Whether or not they write it in a regression equation, companies are definitely aware of and differentiate along time, convenience, and price. However, few have succeeded in maximizing for the more subjective variables as well. Here, I have included stress (s), short-term happiness (sth), and long-term happiness (lth). Stress incurred is relatively straight forward—one might rationally choose to buy toilet paper at Walgreens for significantly more than Wal-Mart for example, because the stress of going to the large big box retailer and waiting in line outweighs the price paid. Short term happiness can be characterized simply as the ‘fun’ element, the happiness delivered while in the store, or while purchasing, that is not taken outside of the experience. The fun safety video on Virgin America for example, is such an example. Long term happiness is actual improvement in self-image, or happiness that is taken outside of the experience.
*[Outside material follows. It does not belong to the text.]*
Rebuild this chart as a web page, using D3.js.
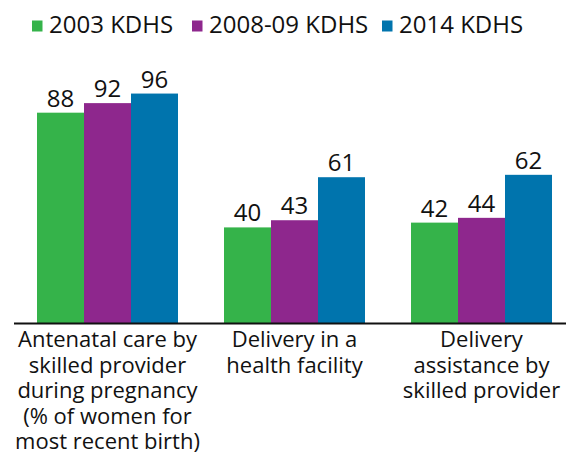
<!DOCTYPE html>
<html>
<head>
<meta charset="utf-8">
<script src="https://cdn.jsdelivr.net/npm/d3@7"></script>
<style>
  body { margin: 0; background: #fff; }
  svg { display: block; font-family: "Open Sans", sans-serif; }
</style>
</head>
<body>
<div id="chart"></div>
<script>
// data
const categories = ["Antenatal care", "Delivery in facility", "Delivery assistance"];
const categoryLines = [
  ["Antenatal care by", "skilled provider", "during pregnancy", "(% of women for", "most recent birth)"],
  ["Delivery in a", "health facility"],
  ["Delivery", "assistance by", "skilled provider"]
];
const seriesNames = ["2003 KDHS", "2008-09 KDHS", "2014 KDHS"];
const seriesColors = ["#35b34a", "#8e278d", "#0074ad"];
const values2003 = [88, 40, 42];
const values2008 = [92, 43, 44];
const values2014 = [96, 61, 62];
const seriesValues = [values2003, values2008, values2014];

const width = 566, height = 456;
const baseY = 323;

const svg = d3.select("#chart").append("svg")
  .attr("width", width).attr("height", height);

const x0 = d3.scaleBand().domain(categories).range([37, 552]).paddingInner(0.246);
const x1 = d3.scaleBand().domain(seriesNames).range([0, x0.bandwidth()]);
const y = d3.scaleLinear().domain([0, 100]).range([baseY, 84]);

// bars + value labels
const groups = svg.selectAll("g.group")
  .data(categories)
  .join("g")
  .attr("class", "group")
  .attr("transform", d => `translate(${x0(d)},0)`);

groups.each(function(cat, ci) {
  const g = d3.select(this);
  const rows = seriesNames.map((s, si) => ({ s, si, v: seriesValues[si][ci] }));
  g.selectAll("rect")
    .data(rows)
    .join("rect")
    .attr("x", d => x1(d.s))
    .attr("y", d => y(d.v))
    .attr("width", x1.bandwidth())
    .attr("height", d => baseY - y(d.v))
    .attr("fill", d => seriesColors[d.si]);
  g.selectAll("text")
    .data(rows)
    .join("text")
    .attr("x", d => x1(d.s) + x1.bandwidth() / 2)
    .attr("y", d => y(d.v) - 6)
    .attr("text-anchor", "middle")
    .attr("font-size", "24px")
    .attr("fill", "#111")
    .text(d => d.v);
});

// baseline
svg.append("line")
  .attr("x1", 14).attr("x2", width)
  .attr("y1", baseY + 0.5).attr("y2", baseY + 0.5)
  .attr("stroke", "#111").attr("stroke-width", 2);

// category labels, centred under each group
categories.forEach((cat, ci) => {
  const cx = x0(cat) + x0.bandwidth() / 2;
  const t = svg.append("text")
    .attr("x", cx)
    .attr("y", 347)
    .attr("text-anchor", "middle")
    .attr("font-size", "22px")
    .attr("fill", "#111");
  categoryLines[ci].forEach((line, li) => {
    t.append("tspan")
      .attr("x", cx)
      .attr("dy", li === 0 ? 0 : 25.6)
      .text(line);
  });
});

// legend
const legendX = [32, 192, 382];
const legend = svg.selectAll("g.legend")
  .data(seriesNames)
  .join("g")
  .attr("class", "legend")
  .attr("transform", (d, i) => `translate(${legendX[i]},20.5)`);
legend.append("rect")
  .attr("width", 10.5).attr("height", 11)
  .attr("fill", (d, i) => seriesColors[i]);
legend.append("text")
  .attr("x", 17).attr("y", 12)
  .attr("font-size", "24px")
  .attr("fill", "#111")
  .text(d => d);
</script>
</body>
</html>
For example, finding a pair of jeans that makes you feel great whenever you wear them, or feeling like your purchase has helped the world are feelings that fit into this category.

Let’s try this equation out on a couple of hypothetical purchases. Take, for example coffee and jeans.  I’ve mapped out what relative importance might be for people—people care more about price of the exact same pair of jeans across retailers, while people might not care as much about price of the exact same cup of coffee. Time and effort are however more important for coffee than jeans. Long term happiness is a bigger factor for jeans, while short-term happiness is more important for coffee.

Now, if you assign scores to a number of different ways to purchase the exact same pair of jeans (you can buy at Macy’s with a slight discount, Gilt for a large discount, or at a very hands-on boutique for example), you can come up with an overall score of how customer experiences might vary across ways to purchase for both the jeans and the coffee.

While price, convenience, and time are obvious levers, people make purchase decisions that appear not to be rational on these three categories alone. Why, for example, do people buy jeans from expensive boutiques when they could buy the same items in department stores? Why would people favor an actual Starbucks location to a gas station selling the same Starbucks coffee? Or to brewing it themselves?

In fact, if you look to the second bolded column in this purely hypothetical example, you can see that failing to include subjective elements of customer experience might lead you to vastly different conclusions about customer preferences.

I’m sure my equation is not exhaustive and that there are many nuances along industry and product lines. But I think it  is still effective in illustrating that it is important to think about your business’ customer experience.

What are the variables in your customer experience? What’s important to your customers? How are you making your customers react and feel?  What are you maximizing now and what do you need to pay more attention to?